Data:
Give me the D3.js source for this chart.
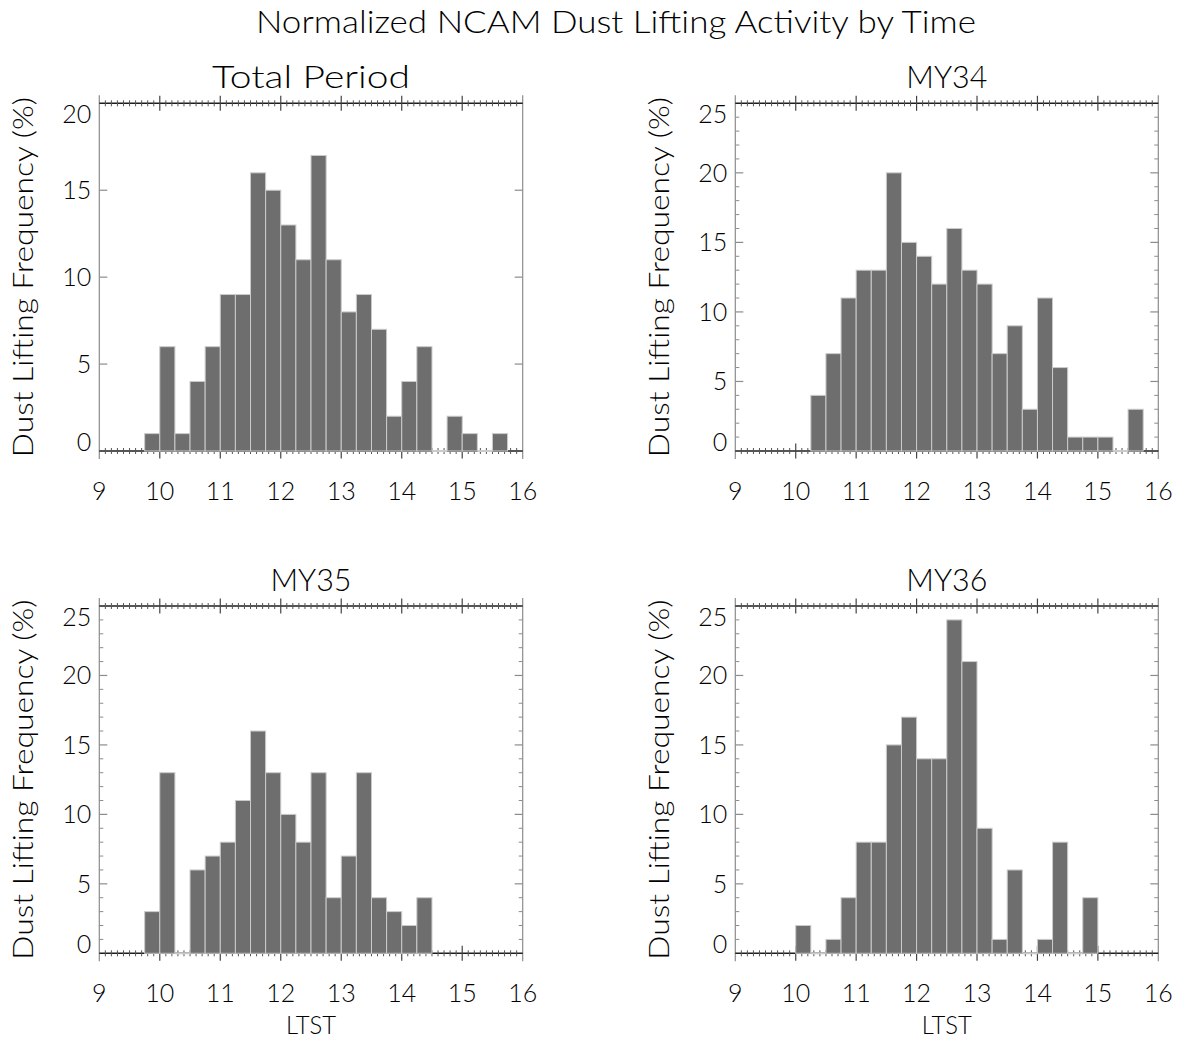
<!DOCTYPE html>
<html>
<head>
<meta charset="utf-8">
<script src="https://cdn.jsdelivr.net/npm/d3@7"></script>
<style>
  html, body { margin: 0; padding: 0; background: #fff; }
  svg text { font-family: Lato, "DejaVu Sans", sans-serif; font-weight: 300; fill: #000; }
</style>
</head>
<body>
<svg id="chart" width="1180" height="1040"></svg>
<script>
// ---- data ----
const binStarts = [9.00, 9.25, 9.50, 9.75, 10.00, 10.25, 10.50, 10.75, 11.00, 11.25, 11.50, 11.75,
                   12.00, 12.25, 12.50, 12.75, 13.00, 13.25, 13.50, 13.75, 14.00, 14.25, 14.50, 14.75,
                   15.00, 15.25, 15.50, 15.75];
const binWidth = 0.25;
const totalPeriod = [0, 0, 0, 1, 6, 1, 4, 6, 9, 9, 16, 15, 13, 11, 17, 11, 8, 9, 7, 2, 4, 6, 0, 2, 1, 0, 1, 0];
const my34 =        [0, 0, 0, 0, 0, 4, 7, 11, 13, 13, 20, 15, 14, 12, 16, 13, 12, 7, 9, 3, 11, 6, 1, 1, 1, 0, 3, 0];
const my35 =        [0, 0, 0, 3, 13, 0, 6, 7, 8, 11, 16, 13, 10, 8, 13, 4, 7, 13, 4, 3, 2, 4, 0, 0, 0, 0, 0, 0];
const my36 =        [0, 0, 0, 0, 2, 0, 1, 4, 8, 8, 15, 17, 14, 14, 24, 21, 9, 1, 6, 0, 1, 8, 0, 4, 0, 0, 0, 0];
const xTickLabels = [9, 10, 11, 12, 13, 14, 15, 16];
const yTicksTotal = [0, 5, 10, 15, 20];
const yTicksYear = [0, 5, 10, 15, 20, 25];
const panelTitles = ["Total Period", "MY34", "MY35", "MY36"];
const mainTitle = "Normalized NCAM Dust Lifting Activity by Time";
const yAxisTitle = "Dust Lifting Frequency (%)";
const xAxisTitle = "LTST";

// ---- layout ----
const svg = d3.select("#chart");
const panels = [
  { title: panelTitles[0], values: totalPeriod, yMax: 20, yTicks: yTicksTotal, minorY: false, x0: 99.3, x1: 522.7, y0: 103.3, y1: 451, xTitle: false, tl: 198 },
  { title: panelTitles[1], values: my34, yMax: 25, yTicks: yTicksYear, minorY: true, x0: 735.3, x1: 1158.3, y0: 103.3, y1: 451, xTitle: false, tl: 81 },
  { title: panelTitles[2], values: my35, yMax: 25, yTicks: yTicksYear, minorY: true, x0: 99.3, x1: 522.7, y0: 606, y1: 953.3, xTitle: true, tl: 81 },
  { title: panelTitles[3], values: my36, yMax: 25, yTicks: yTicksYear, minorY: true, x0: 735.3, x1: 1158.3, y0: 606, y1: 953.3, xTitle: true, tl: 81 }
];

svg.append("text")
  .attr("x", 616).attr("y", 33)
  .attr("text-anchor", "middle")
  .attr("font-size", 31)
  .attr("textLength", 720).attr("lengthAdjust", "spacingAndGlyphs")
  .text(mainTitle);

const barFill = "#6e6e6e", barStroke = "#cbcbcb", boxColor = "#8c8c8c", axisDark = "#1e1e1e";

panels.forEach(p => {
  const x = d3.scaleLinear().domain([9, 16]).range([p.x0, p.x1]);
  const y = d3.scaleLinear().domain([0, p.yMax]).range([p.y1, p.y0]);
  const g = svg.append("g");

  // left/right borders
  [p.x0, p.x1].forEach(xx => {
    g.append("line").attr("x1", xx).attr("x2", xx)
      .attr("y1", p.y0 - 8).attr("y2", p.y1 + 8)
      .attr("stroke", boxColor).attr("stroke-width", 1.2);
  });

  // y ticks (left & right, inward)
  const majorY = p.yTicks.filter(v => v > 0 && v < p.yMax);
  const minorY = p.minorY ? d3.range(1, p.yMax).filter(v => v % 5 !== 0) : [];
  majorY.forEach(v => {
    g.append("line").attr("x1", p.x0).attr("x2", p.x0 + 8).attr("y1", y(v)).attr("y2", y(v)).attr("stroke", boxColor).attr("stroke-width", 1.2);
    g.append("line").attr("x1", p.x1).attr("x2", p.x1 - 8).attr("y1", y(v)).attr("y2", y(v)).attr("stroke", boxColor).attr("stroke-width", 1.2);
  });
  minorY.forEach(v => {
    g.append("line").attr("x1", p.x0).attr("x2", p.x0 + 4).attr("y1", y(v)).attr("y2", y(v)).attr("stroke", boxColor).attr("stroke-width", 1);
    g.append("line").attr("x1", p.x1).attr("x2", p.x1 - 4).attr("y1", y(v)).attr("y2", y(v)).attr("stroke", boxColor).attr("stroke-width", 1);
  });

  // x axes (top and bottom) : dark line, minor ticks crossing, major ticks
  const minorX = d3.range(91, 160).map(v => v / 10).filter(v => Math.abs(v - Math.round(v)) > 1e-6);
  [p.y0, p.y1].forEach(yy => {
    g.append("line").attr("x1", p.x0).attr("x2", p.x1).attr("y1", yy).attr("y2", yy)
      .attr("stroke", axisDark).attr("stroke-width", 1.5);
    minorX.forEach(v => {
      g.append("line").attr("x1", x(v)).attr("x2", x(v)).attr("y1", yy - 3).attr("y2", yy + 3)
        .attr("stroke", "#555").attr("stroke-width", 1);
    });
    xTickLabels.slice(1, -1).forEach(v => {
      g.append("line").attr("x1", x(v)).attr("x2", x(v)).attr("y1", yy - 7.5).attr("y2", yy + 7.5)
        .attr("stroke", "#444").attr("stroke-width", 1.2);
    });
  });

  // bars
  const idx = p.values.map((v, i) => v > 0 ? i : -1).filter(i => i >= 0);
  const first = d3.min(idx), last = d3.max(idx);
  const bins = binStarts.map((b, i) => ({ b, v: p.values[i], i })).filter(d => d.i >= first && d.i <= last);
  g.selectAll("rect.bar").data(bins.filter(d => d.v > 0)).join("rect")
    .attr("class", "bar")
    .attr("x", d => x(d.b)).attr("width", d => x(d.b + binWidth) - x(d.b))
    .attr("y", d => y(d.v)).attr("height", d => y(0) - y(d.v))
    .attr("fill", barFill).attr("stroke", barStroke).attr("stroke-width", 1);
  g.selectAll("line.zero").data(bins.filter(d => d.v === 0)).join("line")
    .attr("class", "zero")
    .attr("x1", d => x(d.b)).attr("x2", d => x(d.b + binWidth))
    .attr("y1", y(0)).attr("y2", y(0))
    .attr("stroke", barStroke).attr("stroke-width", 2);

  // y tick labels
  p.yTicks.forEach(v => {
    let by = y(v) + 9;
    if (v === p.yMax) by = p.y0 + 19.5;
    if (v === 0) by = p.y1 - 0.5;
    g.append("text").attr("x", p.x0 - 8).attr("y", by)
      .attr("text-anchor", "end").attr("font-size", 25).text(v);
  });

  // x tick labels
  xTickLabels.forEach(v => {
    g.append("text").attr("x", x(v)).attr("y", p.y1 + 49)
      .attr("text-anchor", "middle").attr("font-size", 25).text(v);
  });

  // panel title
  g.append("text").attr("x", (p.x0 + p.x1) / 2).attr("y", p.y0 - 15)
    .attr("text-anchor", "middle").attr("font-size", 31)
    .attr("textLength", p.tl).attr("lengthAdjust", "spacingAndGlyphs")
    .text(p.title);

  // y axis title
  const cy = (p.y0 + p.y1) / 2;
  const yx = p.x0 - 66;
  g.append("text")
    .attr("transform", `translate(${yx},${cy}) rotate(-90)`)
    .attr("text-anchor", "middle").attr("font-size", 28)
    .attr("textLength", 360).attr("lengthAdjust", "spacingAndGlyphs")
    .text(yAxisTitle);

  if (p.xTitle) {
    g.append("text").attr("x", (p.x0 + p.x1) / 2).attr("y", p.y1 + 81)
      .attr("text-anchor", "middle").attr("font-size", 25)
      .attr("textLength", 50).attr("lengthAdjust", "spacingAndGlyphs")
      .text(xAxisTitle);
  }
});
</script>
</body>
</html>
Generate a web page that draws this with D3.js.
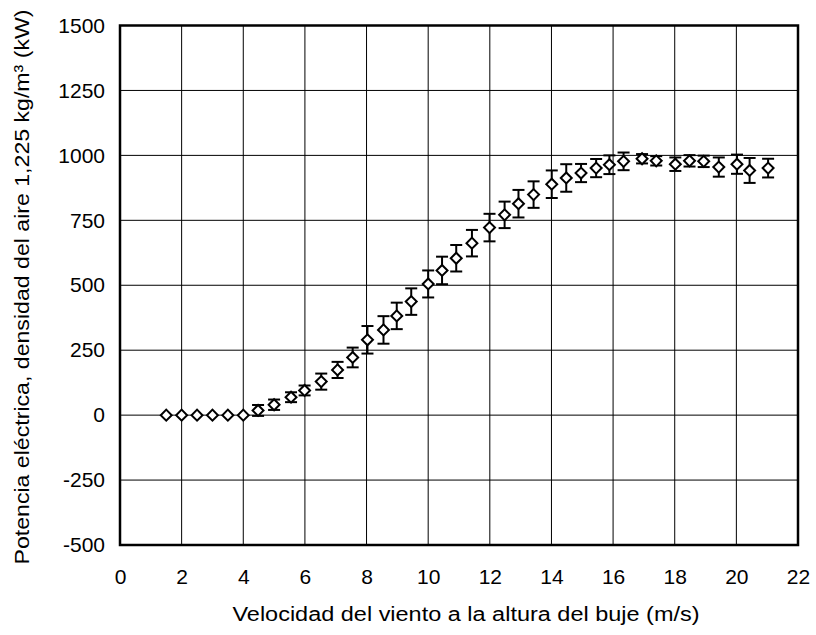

What needs to be done: Gather each line of the records holding the string "chart".

Exercise answer:
Give me the D3.js source for this chart.
<svg id="chart" width="1180" height="1040"></svg>
const svg = d3.select("#chart");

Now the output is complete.